Burns & Levinson LLP represented Eyegate Pharmaceuticals, Inc. (NASDAQ: EYEG), a clinical-stage specialty pharmaceutical company focused on developing treatments for diseases of the eye, in two transformative deals.

The firm's Corporate and Securities groups represented EyeGate in an underwritten public offering of 1,176,470 shares of common stock and warrants to purchase up to 1,176,470 shares of common stock, which closed on August 5.

EyeGate received gross proceeds of approximately $10 million from the offering, before deducting underwriting discounts and commissions and other estimated offering expenses. In connection with the offering, EyeGate's common stock and warrants are now listed on the NASDAQ Capital Market and will trade separately under the ticker symbols "EYEG" and "EYEGW," respectively.

In addition, EyeGate entered into a license agreement with Valeant Pharmaceuticals Luxembourg S.à r.l. for the development and commercialization of EyeGate's EGP-437 combination product, which treats uveitis, or inflammation of the middle layer of the eye. EyeGate delivers EGP-437, a reformulated topically active corticosteroid, dexamethasone phosphate, into the ocular tissues through its proprietary innovative drug delivery system, the EyeGate® II Delivery System.

"Collaborating with Valeant Pharmaceuticals will allow EyeGate to more rapidly advance our EGP-437 combination product, and gives us the opportunity to address the needs of uveitis patients across the globe," said Stephen From, president and CEO of EyeGate.
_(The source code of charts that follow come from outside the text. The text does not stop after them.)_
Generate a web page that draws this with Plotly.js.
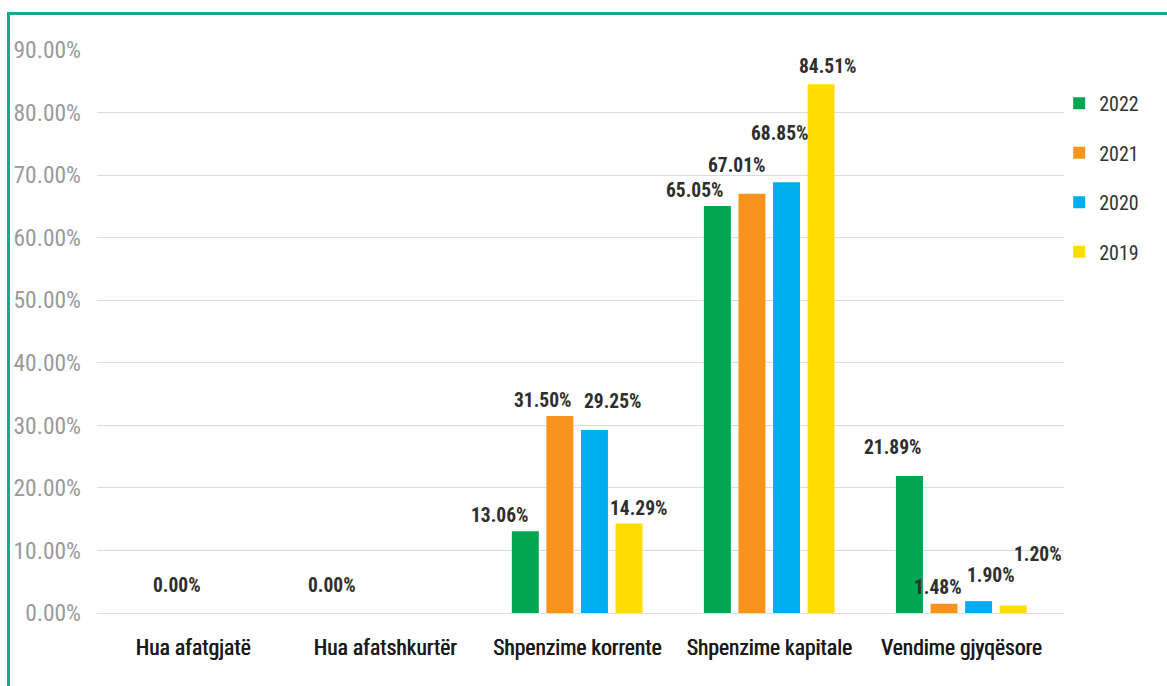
<!DOCTYPE html>
<html>
<head>
<meta charset="utf-8">
<script src="https://cdn.plot.ly/plotly-3.0.1.min.js"></script>
<style>
  html, body { margin:0; padding:0; background:#fff; }
  #wrap { position:relative; width:1167px; height:686px; overflow:hidden; }
  #chart { position:absolute; left:0; top:0; width:1167px; height:686px; }
  #frame { position:absolute; left:7px; top:12px; width:2000px; height:2000px;
           border-top:3px solid #16a98b; border-left:3px solid #16a98b; pointer-events:none; }
</style>
</head>
<body>
<div id="wrap"><div id="chart"></div><div id="frame"></div></div>
<script>
// ---- data ----
const categories = ["Hua afatgjatë", "Hua afatshkurtër", "Shpenzime korrente", "Shpenzime kapitale", "Vendime gjyqësore"];
const seriesNames = ["2022", "2021", "2020", "2019"];
const v2022 = [0.00, 0.00, 13.06, 65.05, 21.89];
const v2021 = [0.00, 0.00, 31.50, 67.01, 1.48];
const v2020 = [0.00, 0.00, 29.25, 68.85, 1.90];
const v2019 = [0.00, 0.00, 14.29, 84.51, 1.20];
const yTicks = [0, 10, 20, 30, 40, 50, 60, 70, 80, 90];

// ---- styling / label placement (not data) ----
const colors = ["#00A651", "#F7941D", "#00AEEF", "#FFDD00"];
const series = [v2022, v2021, v2020, v2019];
const slot = 34.8; // px per bar slot
// label nudges [dx, dy] per series per category, null = label hidden
const labelNudge = [
  [[36.5,28],[-0.5,28],[-25,16],[-22,16],[-16,28.5]],
  [null,null,[-17,15],[-14.5,28.5],[-6,16.5]],
  [null,null,[18,29],[-6.5,49],[12,26]],
  [null,null,[10,15],[6.5,17.5],[24.5,50.5]]
];
const condensed = "'Roboto Condensed', 'Roboto', sans-serif";

const traces = series.map((vals, i) => ({
  type: 'bar',
  name: seriesNames[i],
  x: categories,
  y: vals,
  marker: { color: colors[i] },
  legendgroup: seriesNames[i],
  hoverinfo: 'x+y+name'
}));

const annotations = [];
series.forEach((vals, i) => {
  vals.forEach((v, j) => {
    const n = labelNudge[i][j];
    if (!n) return;
    annotations.push({
      xref: 'x', yref: 'y', x: categories[j], y: v,
      xshift: (i - 1.5) * slot + n[0], yshift: n[1],
      text: v.toFixed(2) + '%', showarrow: false,
      xanchor: 'center', yanchor: 'middle',
      font: { family: condensed, size: 19.5, color: '#2e2e2e', weight: 'bold' }
    });
  });
});

const layout = {
  width: 1167, height: 686,
  margin: { l: 97, r: 103, t: 50, b: 73 },
  paper_bgcolor: '#ffffff', plot_bgcolor: '#ffffff',
  barmode: 'group', bargap: 0.28, bargroupgap: 0.22,
  showlegend: true,
  legend: {
    x: 0.995, xanchor: 'left', y: 0.94, yanchor: 'top',
    traceorder: 'grouped', tracegroupgap: 20.5,
    font: { family: condensed, size: 20, color: '#333333' },
    bgcolor: 'rgba(0,0,0,0)'
  },
  xaxis: {
    type: 'category', showgrid: false, zeroline: false, showline: false, ticks: '',
    tickangle: 0,
    tickfont: { family: condensed, size: 21.5, color: '#1a1a1a', shadow: '0.6px 0 0 #1a1a1a' },
    ticklabelstandoff: 19, fixedrange: true
  },
  yaxis: {
    range: [0, 90], tickvals: yTicks, ticktext: yTicks.map(t => t.toFixed(2) + '%'),
    showgrid: true, gridcolor: '#dcdcdc', gridwidth: 1,
    zeroline: true, zerolinecolor: '#dcdcdc', zerolinewidth: 1,
    showline: false, ticks: '',
    tickfont: { family: condensed, size: 23.5, color: '#9a9a9a' },
    ticklabelstandoff: 15, fixedrange: true
  },
  annotations: annotations
};

Plotly.newPlot('chart', traces, layout, { displayModeBar: false, staticPlot: true });
</script>
</body>
</html>
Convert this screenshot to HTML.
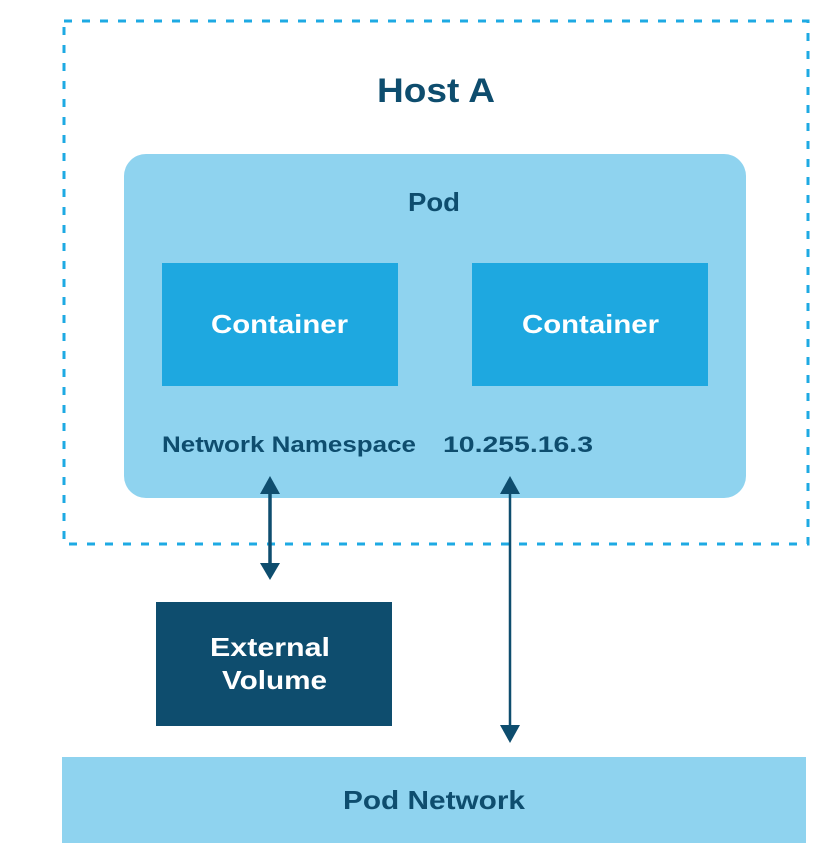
<!DOCTYPE html>
<html><head><meta charset="utf-8"><style>
html,body{margin:0;padding:0;background:#fff;}
body{width:825px;height:859px;overflow:hidden;}
text{font-family:"Liberation Sans",sans-serif;font-weight:bold;}
</style></head><body>
<svg width="825" height="859" xmlns="http://www.w3.org/2000/svg">
<rect x="64" y="21" width="744" height="523" fill="none" stroke="#1eaae3" stroke-width="3" stroke-dasharray="8,10"/>
<text x="377" y="102" font-size="34" fill="#0e4d6e" textLength="118" lengthAdjust="spacingAndGlyphs">Host A</text>
<rect x="124" y="154" width="622" height="344" rx="22" fill="#8fd3ef"/>
<text x="408" y="211" font-size="26" fill="#0e4d6e" textLength="52" lengthAdjust="spacingAndGlyphs">Pod</text>
<rect x="162" y="263" width="236" height="123" fill="#1ea8e0"/>
<rect x="472" y="263" width="236" height="123" fill="#1ea8e0"/>
<text x="211" y="333" font-size="26" fill="#fff" textLength="137" lengthAdjust="spacingAndGlyphs">Container</text>
<text x="522" y="333" font-size="26" fill="#fff" textLength="137" lengthAdjust="spacingAndGlyphs">Container</text>
<text x="162" y="452" font-size="22" fill="#0e4d6e" textLength="254" lengthAdjust="spacingAndGlyphs">Network Namespace</text>
<text x="443" y="452" font-size="22" fill="#0e4d6e" textLength="150" lengthAdjust="spacingAndGlyphs">10.255.16.3</text>
<line x1="270" y1="490" x2="270" y2="566" stroke="#0e4d6e" stroke-width="3.5"/>
<polygon points="260,494 280,494 270,476" fill="#0e4d6e"/>
<polygon points="260,563 280,563 270,580" fill="#0e4d6e"/>
<line x1="510" y1="490" x2="510" y2="728" stroke="#0e4d6e" stroke-width="2.5"/>
<polygon points="500,494 520,494 510,476" fill="#0e4d6e"/>
<polygon points="500,725 520,725 510,743" fill="#0e4d6e"/>
<rect x="156" y="602" width="236" height="124" fill="#0e4d6e"/>
<text x="210" y="656" font-size="26" fill="#fff" textLength="120" lengthAdjust="spacingAndGlyphs">External</text>
<text x="222" y="689" font-size="26" fill="#fff" textLength="105" lengthAdjust="spacingAndGlyphs">Volume</text>
<rect x="62" y="757" width="744" height="86" fill="#8fd3ef"/>
<text x="343" y="809" font-size="26" fill="#0e4d6e" textLength="182" lengthAdjust="spacingAndGlyphs">Pod Network</text>
</svg>
</body></html>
Under the agreement with Valeant, EyeGate received an upfront cash payment, development-based milestone payments related to the completion of development for the indication of anterior uveitis and an approval-based milestone payment upon receipt of FDA approval of the product. EyeGate will receive royalties based on net sales, as well as additional milestone payments based on the achievement of certain cumulative sales objectives.

EyeGate intends to use the proceeds from its recent public offering in part to fund its development and other related obligations under the license agreement.

Partners Joe Maraia and John Serio represented EyeGate in its negotiation of this license agreement, which was signed on July 9.

"Closing these two significant transactions is a huge step in EyeGate's progression and validates its novel pharmaceutical delivery platform with both Valeant and EyeGate's investors," said Joe. "We are very proud to be part of helping EyeGate achieve this goal."

"Joe and the team played a key role in the transaction, adding value at every step of the process," said Stephen. "Their contributions were a major factor in the successful completion of the agreement with Valeant. Moreover, their support of our recent up-listing and capital raise was crucial to the completion of these important milestones."

Burns & Levinson's Corporate group counsels clients in all aspects of both public and private equity and debt financing, as well as federal and state securities law. The firm represents clients on private placements, initial and secondary public offerings under the 1933 Securities Act, exchange listings, 1934 Act proxy and reporting requirements, and investment company and investment advisor matters under the 1940 Acts.